* [Information given]:
###
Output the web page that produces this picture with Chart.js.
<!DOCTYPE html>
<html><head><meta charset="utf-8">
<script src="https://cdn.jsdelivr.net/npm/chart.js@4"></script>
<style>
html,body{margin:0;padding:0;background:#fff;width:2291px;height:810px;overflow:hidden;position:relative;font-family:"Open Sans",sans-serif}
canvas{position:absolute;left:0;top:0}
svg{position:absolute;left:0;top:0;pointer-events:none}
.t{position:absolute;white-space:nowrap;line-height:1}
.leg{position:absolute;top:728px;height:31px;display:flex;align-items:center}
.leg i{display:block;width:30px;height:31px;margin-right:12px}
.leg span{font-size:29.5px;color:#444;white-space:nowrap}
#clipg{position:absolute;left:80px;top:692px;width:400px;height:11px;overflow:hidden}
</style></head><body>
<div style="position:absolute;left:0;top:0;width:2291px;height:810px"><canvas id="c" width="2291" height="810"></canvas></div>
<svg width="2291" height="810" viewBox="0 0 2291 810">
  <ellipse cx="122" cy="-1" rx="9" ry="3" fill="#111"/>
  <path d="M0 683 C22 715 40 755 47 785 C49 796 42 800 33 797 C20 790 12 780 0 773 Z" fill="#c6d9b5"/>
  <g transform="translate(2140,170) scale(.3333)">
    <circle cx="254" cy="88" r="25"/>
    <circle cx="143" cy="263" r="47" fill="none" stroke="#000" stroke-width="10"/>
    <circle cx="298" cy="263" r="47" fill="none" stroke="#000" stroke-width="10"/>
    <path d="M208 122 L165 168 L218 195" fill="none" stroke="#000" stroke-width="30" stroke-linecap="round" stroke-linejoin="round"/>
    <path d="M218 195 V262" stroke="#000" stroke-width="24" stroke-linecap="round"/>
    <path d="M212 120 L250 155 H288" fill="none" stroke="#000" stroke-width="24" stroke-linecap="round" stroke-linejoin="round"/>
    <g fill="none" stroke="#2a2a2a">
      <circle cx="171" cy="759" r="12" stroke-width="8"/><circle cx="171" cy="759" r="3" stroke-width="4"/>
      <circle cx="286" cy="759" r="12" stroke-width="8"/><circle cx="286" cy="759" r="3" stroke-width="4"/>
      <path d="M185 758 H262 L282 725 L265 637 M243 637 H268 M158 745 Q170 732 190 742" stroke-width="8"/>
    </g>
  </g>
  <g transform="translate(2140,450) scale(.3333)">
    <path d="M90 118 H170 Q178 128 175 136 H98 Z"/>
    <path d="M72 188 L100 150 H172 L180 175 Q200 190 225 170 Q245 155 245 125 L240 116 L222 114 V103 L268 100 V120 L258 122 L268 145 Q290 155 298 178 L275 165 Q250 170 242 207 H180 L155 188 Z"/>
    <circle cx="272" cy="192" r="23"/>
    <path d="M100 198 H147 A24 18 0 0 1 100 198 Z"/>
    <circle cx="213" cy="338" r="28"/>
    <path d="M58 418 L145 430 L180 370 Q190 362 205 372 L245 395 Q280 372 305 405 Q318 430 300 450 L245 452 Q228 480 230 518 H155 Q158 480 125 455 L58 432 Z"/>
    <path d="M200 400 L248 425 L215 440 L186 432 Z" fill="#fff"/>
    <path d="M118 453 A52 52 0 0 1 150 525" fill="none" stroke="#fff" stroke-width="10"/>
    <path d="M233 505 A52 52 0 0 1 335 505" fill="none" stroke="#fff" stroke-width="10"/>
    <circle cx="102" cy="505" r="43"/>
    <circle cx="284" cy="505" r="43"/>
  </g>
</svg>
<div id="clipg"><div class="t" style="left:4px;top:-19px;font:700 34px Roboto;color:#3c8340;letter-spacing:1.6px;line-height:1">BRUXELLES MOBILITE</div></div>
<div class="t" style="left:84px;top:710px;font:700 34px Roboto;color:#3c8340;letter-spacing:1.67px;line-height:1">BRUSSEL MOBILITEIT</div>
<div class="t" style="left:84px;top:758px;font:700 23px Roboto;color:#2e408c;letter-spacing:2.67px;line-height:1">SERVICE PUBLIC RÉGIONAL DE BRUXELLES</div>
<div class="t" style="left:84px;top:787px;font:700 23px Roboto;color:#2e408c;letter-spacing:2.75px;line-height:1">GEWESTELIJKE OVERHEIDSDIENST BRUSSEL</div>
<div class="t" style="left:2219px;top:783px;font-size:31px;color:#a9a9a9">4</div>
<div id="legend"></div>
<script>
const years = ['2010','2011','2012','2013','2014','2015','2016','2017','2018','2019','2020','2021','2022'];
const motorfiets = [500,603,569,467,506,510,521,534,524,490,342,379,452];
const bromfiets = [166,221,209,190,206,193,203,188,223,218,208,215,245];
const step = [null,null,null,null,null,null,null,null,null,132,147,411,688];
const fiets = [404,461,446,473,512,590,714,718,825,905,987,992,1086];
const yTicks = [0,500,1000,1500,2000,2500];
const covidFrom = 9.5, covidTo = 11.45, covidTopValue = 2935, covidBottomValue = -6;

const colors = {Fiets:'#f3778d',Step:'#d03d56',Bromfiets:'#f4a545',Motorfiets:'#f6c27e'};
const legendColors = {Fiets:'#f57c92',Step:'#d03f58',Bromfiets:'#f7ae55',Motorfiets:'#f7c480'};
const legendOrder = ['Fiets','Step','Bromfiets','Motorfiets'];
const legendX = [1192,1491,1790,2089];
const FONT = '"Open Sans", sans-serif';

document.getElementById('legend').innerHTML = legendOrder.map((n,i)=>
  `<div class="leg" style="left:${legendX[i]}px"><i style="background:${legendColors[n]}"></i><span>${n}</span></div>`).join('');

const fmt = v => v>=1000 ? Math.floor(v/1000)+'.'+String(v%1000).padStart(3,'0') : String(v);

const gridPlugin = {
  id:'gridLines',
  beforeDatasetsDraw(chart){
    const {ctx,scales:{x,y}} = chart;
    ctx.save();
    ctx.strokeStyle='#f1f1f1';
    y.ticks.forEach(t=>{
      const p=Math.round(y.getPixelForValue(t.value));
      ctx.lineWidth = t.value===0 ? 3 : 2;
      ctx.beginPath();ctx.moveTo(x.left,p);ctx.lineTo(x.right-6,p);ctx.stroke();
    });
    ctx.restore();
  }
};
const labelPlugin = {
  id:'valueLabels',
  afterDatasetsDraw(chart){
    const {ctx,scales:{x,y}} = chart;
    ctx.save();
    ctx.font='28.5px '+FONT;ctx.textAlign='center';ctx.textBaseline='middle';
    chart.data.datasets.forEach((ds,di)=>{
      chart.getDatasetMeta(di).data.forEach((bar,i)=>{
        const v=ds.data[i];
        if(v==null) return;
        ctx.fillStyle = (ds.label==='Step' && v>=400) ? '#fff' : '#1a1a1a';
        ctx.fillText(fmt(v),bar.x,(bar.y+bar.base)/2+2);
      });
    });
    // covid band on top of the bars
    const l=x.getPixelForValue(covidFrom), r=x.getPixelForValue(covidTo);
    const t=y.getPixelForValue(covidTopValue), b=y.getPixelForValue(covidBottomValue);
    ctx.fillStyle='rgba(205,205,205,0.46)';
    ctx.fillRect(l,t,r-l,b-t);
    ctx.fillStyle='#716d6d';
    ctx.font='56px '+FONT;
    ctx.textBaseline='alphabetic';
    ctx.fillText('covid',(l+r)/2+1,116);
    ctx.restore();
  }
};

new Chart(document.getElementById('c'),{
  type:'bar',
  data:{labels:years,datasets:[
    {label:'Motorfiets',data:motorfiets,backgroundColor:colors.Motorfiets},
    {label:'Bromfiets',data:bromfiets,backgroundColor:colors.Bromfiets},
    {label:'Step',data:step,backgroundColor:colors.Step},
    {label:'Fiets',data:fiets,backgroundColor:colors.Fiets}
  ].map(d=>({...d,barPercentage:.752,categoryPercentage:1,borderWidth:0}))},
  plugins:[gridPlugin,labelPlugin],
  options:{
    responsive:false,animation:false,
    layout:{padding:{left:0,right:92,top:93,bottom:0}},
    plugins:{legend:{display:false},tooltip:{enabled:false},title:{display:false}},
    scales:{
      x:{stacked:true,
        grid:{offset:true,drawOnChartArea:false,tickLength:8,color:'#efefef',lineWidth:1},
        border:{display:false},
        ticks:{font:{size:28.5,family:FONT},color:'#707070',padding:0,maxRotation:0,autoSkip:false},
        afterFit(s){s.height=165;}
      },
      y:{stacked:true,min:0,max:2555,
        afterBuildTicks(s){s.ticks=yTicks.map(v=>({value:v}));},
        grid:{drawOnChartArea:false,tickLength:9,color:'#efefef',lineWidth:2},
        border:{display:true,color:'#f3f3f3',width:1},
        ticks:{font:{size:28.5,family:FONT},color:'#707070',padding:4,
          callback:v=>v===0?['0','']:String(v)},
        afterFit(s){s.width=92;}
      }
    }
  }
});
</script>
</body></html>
###
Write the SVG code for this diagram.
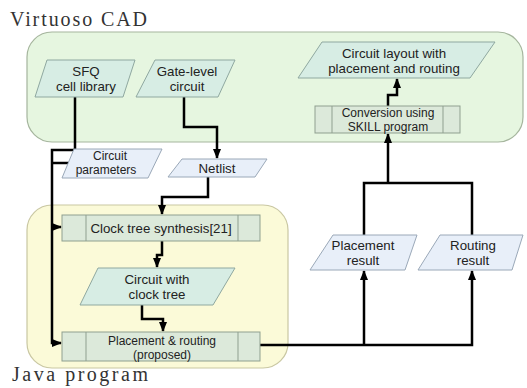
###
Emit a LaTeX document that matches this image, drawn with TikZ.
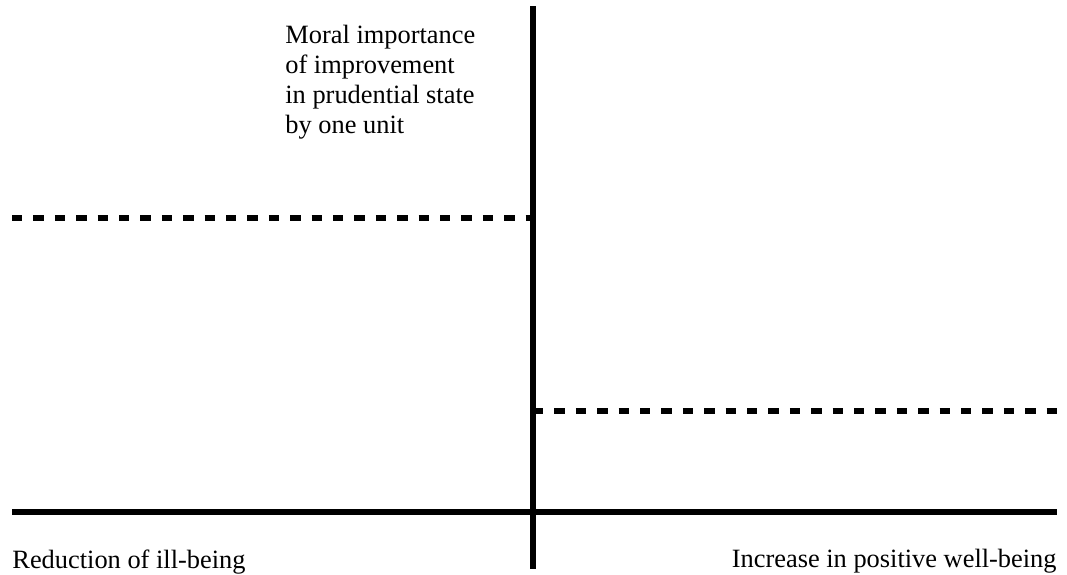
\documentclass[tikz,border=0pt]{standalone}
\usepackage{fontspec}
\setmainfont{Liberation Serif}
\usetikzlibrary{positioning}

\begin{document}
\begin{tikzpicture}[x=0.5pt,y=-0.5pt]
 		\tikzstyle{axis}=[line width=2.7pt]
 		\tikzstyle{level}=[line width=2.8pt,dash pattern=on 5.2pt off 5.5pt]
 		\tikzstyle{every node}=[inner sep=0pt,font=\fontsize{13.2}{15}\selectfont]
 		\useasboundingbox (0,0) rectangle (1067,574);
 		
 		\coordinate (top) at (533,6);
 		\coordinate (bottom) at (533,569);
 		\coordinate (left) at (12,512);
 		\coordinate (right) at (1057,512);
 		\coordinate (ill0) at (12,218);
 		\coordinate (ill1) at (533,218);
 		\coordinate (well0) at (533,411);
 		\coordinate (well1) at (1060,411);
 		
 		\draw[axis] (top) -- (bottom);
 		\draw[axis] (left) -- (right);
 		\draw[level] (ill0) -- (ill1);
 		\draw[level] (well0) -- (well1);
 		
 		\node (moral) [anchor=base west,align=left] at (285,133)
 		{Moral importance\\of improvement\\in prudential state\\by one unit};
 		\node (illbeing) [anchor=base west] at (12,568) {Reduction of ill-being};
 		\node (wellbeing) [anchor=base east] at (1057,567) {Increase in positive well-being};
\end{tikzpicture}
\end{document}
###
* [Exercise]: Using the entries above, reproduce word for word only the lines from the one that contains "Emit a LaTeX" to the one that contains "(well1) at (1060,411);", both ends included, and drop every picture.

* [Expected answer]:
Emit a LaTeX document that matches this image, drawn with TikZ.
\documentclass[tikz,border=0pt]{standalone}
\usepackage{fontspec}
\setmainfont{Liberation Serif}
\usetikzlibrary{positioning}

\begin{document}
\begin{tikzpicture}[x=0.5pt,y=-0.5pt]
 		\tikzstyle{axis}=[line width=2.7pt]
 		\tikzstyle{level}=[line width=2.8pt,dash pattern=on 5.2pt off 5.5pt]
 		\tikzstyle{every node}=[inner sep=0pt,font=\fontsize{13.2}{15}\selectfont]
 		\useasboundingbox (0,0) rectangle (1067,574);
 		
 		\coordinate (top) at (533,6);
 		\coordinate (bottom) at (533,569);
 		\coordinate (left) at (12,512);
 		\coordinate (right) at (1057,512);
 		\coordinate (ill0) at (12,218);
 		\coordinate (ill1) at (533,218);
 		\coordinate (well0) at (533,411);
 		\coordinate (well1) at (1060,411);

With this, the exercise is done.